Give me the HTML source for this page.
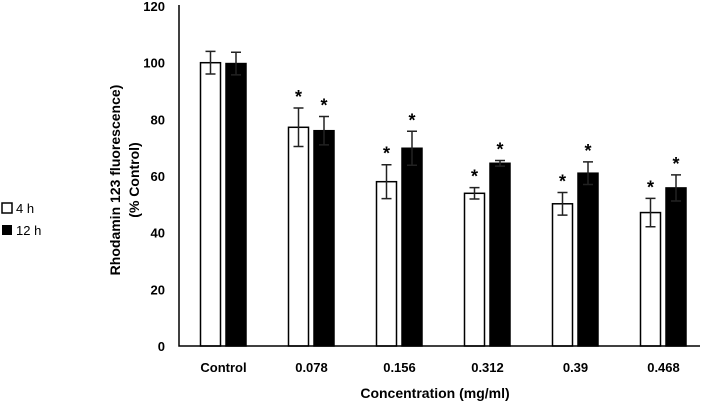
<!DOCTYPE html>
<html><head><meta charset="utf-8"><style>
body{margin:0;background:#fff;width:708px;height:409px;overflow:hidden}
text{font-family:"Liberation Sans",sans-serif}
</style></head><body>
<svg width="708" height="409">
<g id="plot"></g>
<g>
<rect x="2" y="203" width="10" height="10" fill="#fff" stroke="#000" stroke-width="1.5"/>
<text x="16" y="213" font-size="13">4 h</text>
<rect x="2" y="225" width="10" height="10" fill="#000"/>
<text x="16" y="235" font-size="13">12 h</text>
</g>
<text transform="translate(120,180) rotate(-90)" text-anchor="middle" font-size="14" font-weight="bold"><tspan x="0" dy="0">Rhodamin 123 fluorescence)</tspan><tspan x="0" dy="19">(% Control)</tspan></text>
<text x="435" y="398" text-anchor="middle" font-size="14" font-weight="bold">Concentration (mg/ml)</text>
</svg>
<script>
const categories=["Control","0.078","0.156","0.312","0.39","0.468"];
const values4h=[100,77.2,58,53.9,50.2,47.1];
const err4h=[4,6.8,6,2,4,5];
const values12h=[99.7,76,69.8,64.5,61,55.8];
const err12h=[4,5,6,1,4,4.6];
const sig4h=[false,true,true,true,true,true];
const sig12h=[false,true,true,true,true,true];
const yTicks=[0,20,40,60,80,100,120];
const NS="http://www.w3.org/2000/svg";
const g=document.getElementById('plot');
const x0=179,xEnd=700,y0=346,sc=2.833;
const y=v=>y0-v*sc;
const cx=i=>223.5+i*88;
function mk(t,a){const e=document.createElementNS(NS,t);for(const k in a)e.setAttribute(k,a[k]);g.appendChild(e);return e;}
yTicks.forEach(t=>{
const e=mk('text',{x:x0-14,y:y(t)+5,'text-anchor':'end','font-size':13,'font-weight':'bold'});
e.textContent=t;


});
function bars(vals,errs,sig,off,fill,name){
vals.forEach((v,i)=>{
const bx=cx(i)+off,w=20;
const r=mk('rect',{x:bx,y:y(v),width:w,height:y0-y(v),fill:fill,stroke:'#000','stroke-width':1.5});


const m=bx+w/2,t=y(v+errs[i]),b=y(v-errs[i]);
const eb=mk('path',{d:`M${m} ${t}V${b}M${m-5} ${t}H${m+5}M${m-5} ${b}H${m+5}`,stroke:'#222','stroke-width':1.5,fill:'none'});


if(sig[i]){const s=mk('text',{x:m,y:t-5,'text-anchor':'middle','font-size':18,'font-weight':'bold'});s.textContent='*';

}
});
}
bars(values4h,err4h,sig4h,-23,'#fff','4h');
bars(values12h,err12h,sig12h,2.5,'#000','12h');
const ax=mk('path',{d:`M${x0} 5V${y0}H${xEnd}`,stroke:'#000','stroke-width':1.5,fill:'none'});


categories.forEach((c,i)=>{
const e=mk('text',{x:cx(i),y:372,'text-anchor':'middle','font-size':13,'font-weight':'bold'});
e.textContent=c;


});
</script>
</body></html>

Task to complete -
Please set down each line of the data above exactly as written, without the pictures.

Answer to this problem -
Give me the HTML source for this page.
<!DOCTYPE html>
<html><head><meta charset="utf-8"><style>
body{margin:0;background:#fff;width:708px;height:409px;overflow:hidden}
text{font-family:"Liberation Sans",sans-serif}
</style></head><body>
<svg width="708" height="409">
<g id="plot"></g>
<g>
<rect x="2" y="203" width="10" height="10" fill="#fff" stroke="#000" stroke-width="1.5"/>
<text x="16" y="213" font-size="13">4 h</text>
<rect x="2" y="225" width="10" height="10" fill="#000"/>
<text x="16" y="235" font-size="13">12 h</text>
</g>
<text transform="translate(120,180) rotate(-90)" text-anchor="middle" font-size="14" font-weight="bold"><tspan x="0" dy="0">Rhodamin 123 fluorescence)</tspan><tspan x="0" dy="19">(% Control)</tspan></text>
<text x="435" y="398" text-anchor="middle" font-size="14" font-weight="bold">Concentration (mg/ml)</text>
</svg>
<script>
const categories=["Control","0.078","0.156","0.312","0.39","0.468"];
const values4h=[100,77.2,58,53.9,50.2,47.1];
const err4h=[4,6.8,6,2,4,5];
const values12h=[99.7,76,69.8,64.5,61,55.8];
const err12h=[4,5,6,1,4,4.6];
const sig4h=[false,true,true,true,true,true];
const sig12h=[false,true,true,true,true,true];
const yTicks=[0,20,40,60,80,100,120];
const NS="http://www.w3.org/2000/svg";
const g=document.getElementById('plot');
const x0=179,xEnd=700,y0=346,sc=2.833;
const y=v=>y0-v*sc;
const cx=i=>223.5+i*88;
function mk(t,a){const e=document.createElementNS(NS,t);for(const k in a)e.setAttribute(k,a[k]);g.appendChild(e);return e;}
yTicks.forEach(t=>{
const e=mk('text',{x:x0-14,y:y(t)+5,'text-anchor':'end','font-size':13,'font-weight':'bold'});
e.textContent=t;


});
function bars(vals,errs,sig,off,fill,name){
vals.forEach((v,i)=>{
const bx=cx(i)+off,w=20;
const r=mk('rect',{x:bx,y:y(v),width:w,height:y0-y(v),fill:fill,stroke:'#000','stroke-width':1.5});


const m=bx+w/2,t=y(v+errs[i]),b=y(v-errs[i]);
const eb=mk('path',{d:`M${m} ${t}V${b}M${m-5} ${t}H${m+5}M${m-5} ${b}H${m+5}`,stroke:'#222','stroke-width':1.5,fill:'none'});


if(sig[i]){const s=mk('text',{x:m,y:t-5,'text-anchor':'middle','font-size':18,'font-weight':'bold'});s.textContent='*';

}
});
}
bars(values4h,err4h,sig4h,-23,'#fff','4h');
bars(values12h,err12h,sig12h,2.5,'#000','12h');
const ax=mk('path',{d:`M${x0} 5V${y0}H${xEnd}`,stroke:'#000','stroke-width':1.5,fill:'none'});


categories.forEach((c,i)=>{
const e=mk('text',{x:cx(i),y:372,'text-anchor':'middle','font-size':13,'font-weight':'bold'});
e.textContent=c;


});
</script>
</body></html>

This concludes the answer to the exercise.